De vrouw noemde de naam van haar zoon, waarop ik begon te signeren. En toen sloeg de gesel van het noodlot toe: ik schreef de naam van de zoon zonder naar de spelling te vragen. Plotseling leek een verzengende furie bezit te nemen van de vrouw.

‘Oh nee!’ riep ze uit. ‘Je schrijft het met een c!’

Meestal los ik een slip of the pen op door van de verkeerd geschreven letter een vrolijk bloemtje of iets anders guitigs te maken (Lodewijk van Deijssel reageerde na een verkeerd gesigneerde naam en enig misbaar van degene voor wie het boek was bestemd met: ‘Dan heet u vanaf nu zo’).

De vrouw kreeg een grappige astma-aanval van mijn verschrijving. Ik speelde het spelletje mee en ‘ik trok van het haar mijns hoofds en mijns baards uit’. Snel schreef ik: ‘Neeh! Oeps! F*ck!’ waarna ik de naam van de zoon opnieuw noteerde, nu in de goede spelling. De vrouw keek naar mijn opdracht en lachte vrolijk. Probleem opgelost.

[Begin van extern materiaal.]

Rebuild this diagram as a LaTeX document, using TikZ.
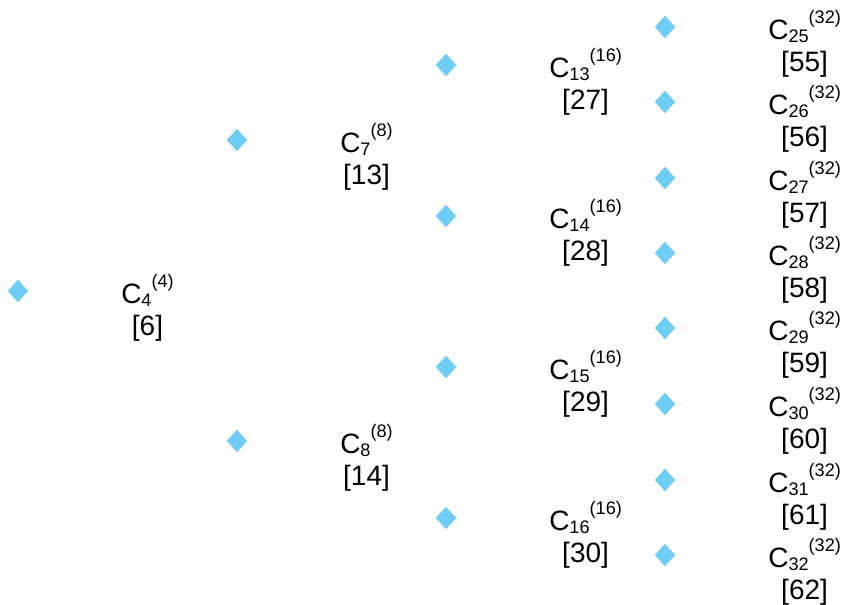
\documentclass[tikz,border=0pt]{standalone}
\usepackage{fontspec}
\setmainfont{Liberation Sans}
\usetikzlibrary{shapes.geometric}
\definecolor{diablue}{RGB}{111,205,245}
\newcommand\lbsub[1]{\raisebox{-0.08em}{\fontsize{13.6pt}{14pt}\selectfont #1}}
\newcommand\lbsup[1]{\raisebox{0.58em}{\fontsize{13.6pt}{14pt}\selectfont #1}}
\tikzset{
  dia/.style={shape=diamond, fill=diablue, draw=none, inner sep=0pt,
              minimum width=15.5pt, minimum height=17pt},
  lab/.style={anchor=west, inner sep=0pt, align=center,
              font=\fontsize{21pt}{23.7pt}\selectfont}
}
\begin{document}
\begin{tikzpicture}[x=0.75pt,y=-0.75pt]
\useasboundingbox (0,0) rectangle (855,605);
\foreach \x/\y/\s/\p/\n/\k in {
  18/291/4/4/6/a,
  237/140/7/8/13/b, 237/441/8/8/14/c,
  446/65/13/16/27/d, 446/216/14/16/28/e, 446/367/15/16/29/f, 446/518/16/16/30/g,
  665/27/25/32/55/h, 665/102/26/32/56/i, 665/178/27/32/57/j, 665/253/28/32/58/k,
  665/328/29/32/59/l, 665/404/30/32/60/m, 665/480/31/32/61/n, 665/555/32/32/62/o} {
  \node[dia] (d\k) at (\x,\y) {};
  \node[lab] (t\k) at (\x+103,\y+17) {C\lbsub{\s}\lbsup{(\p)}\\{[\n]}};
}
\end{tikzpicture}
\end{document}
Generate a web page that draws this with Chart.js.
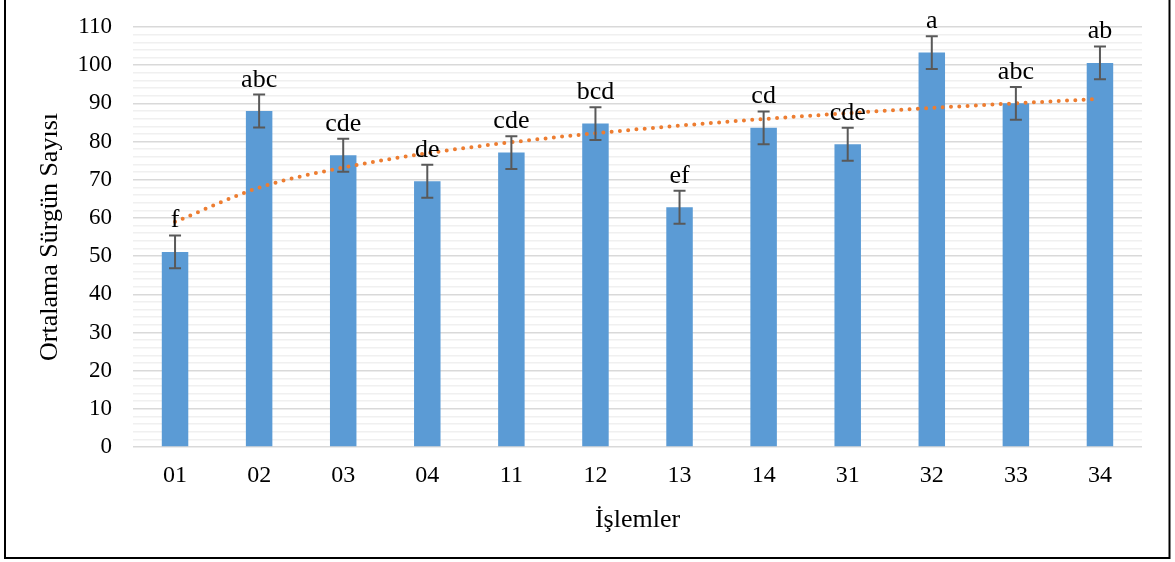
<!DOCTYPE html>
<html lang="tr">
<head>
<meta charset="utf-8">
<title>Ortalama Sürgün Sayısı</title>
<script src="https://cdn.jsdelivr.net/npm/chart.js@4.4.1/dist/chart.umd.min.js"></script>
<style>
  html, body { margin: 0; padding: 0; background: #ffffff; }
  #wrap { position: relative; width: 1175px; height: 562px; }
</style>
</head>
<body>
<div id="wrap"><canvas id="chart"></canvas></div>
<script>
// Treatment codes on the x axis
const categories = ['01', '02', '03', '04', '11', '12', '13', '14', '31', '32', '33', '34'];
// Mean shoot count per treatment
const means = [51.1, 88.0, 76.4, 69.6, 77.1, 84.7, 62.8, 83.6, 79.3, 103.3, 90.0, 100.6];
// Error bar half-lengths
const errors = [4.3, 4.3, 4.3, 4.3, 4.3, 4.3, 4.3, 4.3, 4.3, 4.3, 4.3, 4.3];
// Significance group letters above each bar
const letters = ['f', 'abc', 'cde', 'de', 'cde', 'bcd', 'ef', 'cd', 'cde', 'a', 'abc', 'ab'];

// Logarithmic trend line (least squares of mean vs ln(index))
function logFit(ys) {
  const n = ys.length;
  const xs = ys.map((_, i) => Math.log(i + 1));
  const mx = xs.reduce((a, b) => a + b, 0) / n;
  const my = ys.reduce((a, b) => a + b, 0) / n;
  let sxy = 0, sxx = 0;
  for (let i = 0; i < n; i++) {
    sxy += (xs[i] - mx) * (ys[i] - my);
    sxx += (xs[i] - mx) * (xs[i] - mx);
  }
  const a = sxy / sxx;
  const b = my - a * mx;
  return xs.map(x => a * x + b);
}
const trend = logFit(means);

const SERIF = "'Liberation Serif', 'Times New Roman', serif";

// Frame around the figure
const framePlugin = {
  id: 'frame',
  beforeDraw(chart) {
    const ctx = chart.ctx;
    ctx.save();
    ctx.fillStyle = '#ffffff';
    ctx.fillRect(0, 0, chart.width, chart.height);
    ctx.strokeStyle = '#000000';
    ctx.lineWidth = 2;
    ctx.beginPath();
    ctx.moveTo(5, -2);
    ctx.lineTo(5, 558);
    ctx.lineTo(1169.5, 558);
    ctx.lineTo(1169.5, -2);
    ctx.stroke();
    ctx.restore();
  }
};

// Error bars and group letters drawn from the bar dataset
const errorPlugin = {
  id: 'errorBars',
  afterDatasetsDraw(chart) {
    const ctx = chart.ctx;
    const y = chart.scales.y;
    const meta = chart.getDatasetMeta(0);
    ctx.save();
    ctx.strokeStyle = '#595959';
    ctx.lineWidth = 2;
    meta.data.forEach((bar, i) => {
      const x = bar.x;
      const top = y.getPixelForValue(means[i] + errors[i]);
      const bot = y.getPixelForValue(means[i] - errors[i]);
      ctx.beginPath();
      ctx.moveTo(x, top);
      ctx.lineTo(x, bot);
      ctx.moveTo(x - 6, top);
      ctx.lineTo(x + 6, top);
      ctx.moveTo(x - 6, bot);
      ctx.lineTo(x + 6, bot);
      ctx.stroke();
    });
    ctx.fillStyle = '#000000';
    ctx.font = '26px ' + SERIF;
    ctx.textAlign = 'center';
    ctx.textBaseline = 'alphabetic';
    meta.data.forEach((bar, i) => {
      const top = y.getPixelForValue(means[i] + errors[i]);
      ctx.fillText(letters[i], bar.x, top - 8);
    });
    ctx.restore();
  }
};

new Chart(document.getElementById('chart'), {
  data: {
    labels: categories,
    datasets: [
      {
        type: 'bar',
        data: means,
        backgroundColor: '#5B9BD5',
        borderWidth: 0,
        barPercentage: 0.315,
        categoryPercentage: 1.0,
        order: 2
      },
      {
        type: 'line',
        data: trend,
        borderColor: '#ED7D31',
        borderWidth: 4,
        borderDash: [0, 8.3],
        borderCapStyle: 'round',
        pointRadius: 0,
        fill: false,
        cubicInterpolationMode: 'monotone',
        order: 1
      }
    ]
  },
  options: {
    responsive: true,
    maintainAspectRatio: false,
    animation: false,
    devicePixelRatio: 1,
    layout: { padding: { left: 0, right: 33, top: 27, bottom: 0 } },
    plugins: {
      legend: { display: false },
      tooltip: { enabled: false }
    },
    scales: {
      x: {
        grid: { display: false, drawTicks: false },
        border: { display: false },
        ticks: {
          color: '#000000',
          font: { family: SERIF, size: 24 },
          padding: 14,
          maxRotation: 0
        },
        title: {
          display: true,
          text: 'İşlemler',
          color: '#000000',
          font: { family: SERIF, size: 26 },
          padding: { top: 0, bottom: 26 }
        },
        afterFit(s) { s.height = 115; }
      },
      y: {
        min: 0,
        max: 110,
        grid: {
          drawTicks: false,
          color: c => (c.tick && c.tick.value % 10 === 0) ? '#d9d9d9' : '#f0f0f0',
          lineWidth: 1.5
        },
        border: { display: false },
        ticks: {
          stepSize: 2,
          autoSkip: false,
          color: '#000000',
          font: { family: SERIF, size: 23 },
          padding: 21,
          callback: v => (v % 10 === 0 ? String(v) : '')
        },
        title: {
          display: true,
          text: 'Ortalama Sürgün Sayısı',
          color: '#000000',
          font: { family: SERIF, size: 26 },
          padding: { top: 35, bottom: 0 }
        },
        afterFit(s) {
          s.width = 133;
          s.paddingTop = 0;
          s.paddingBottom = 0;
        }
      }
    }
  },
  plugins: [framePlugin, errorPlugin]
});
</script>
</body>
</html>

Na afloop van mijn lezing werd ik bij de uitgang echter door haar opgewacht. De vrolijkheid waarmee de vrouw het door mij gesigneerde boek in ontvangst had genomen was geheel verdwenen.

‘Wat staat hier en wat betekent het?’ Ze had mijn opdracht opengeslagen en hield haar vinger dwingend bij het woord ‘F*ck’.

‘Daar staat fuck,’ zei ik. ‘Geschreven als f*ck, zoals de Amerikanen doen. Het betekent zoiets als verdomme, tenminste onder jongeren zoals uw zoon en ik.’

De vrouw verbleekte. Woedend beet ze me toe: ‘Dat schrijf je toch niet in het boek van iemand anders?’

Ik keek naar mijn naam op het omslag.

‘En waar slaat dit op?’ zei ze, waarna ze een pagina opsloeg en met haar vinger tikte bij een ander woord dat haar misnoegen had gewekt.

‘Daar staat het woord Jezus,’ zei ik schuldbewust.

‘Ja, dat zie ik ook!’

‘Een personage gebruikt die naam als interjectie, als krachtterm.’

De vrouw zuchtte oudtestamentisch diep.

‘Dat gebruik je toch niet als beschaafd mens?’ riep ze met een wrok die me bijna zondig leek. ‘Wie voedt zijn kinderen zo op? Welke schrijver gebruikt dat soort woorden? Wat bent u voor iemand?’

Een kwartier later reed ik over een nachtelijke snelweg terug naar huis, in een masochistische nagloed van mijn tuchtiging. Dank u, Heer, dat U mij dit nog laat meemaken. Ughmf.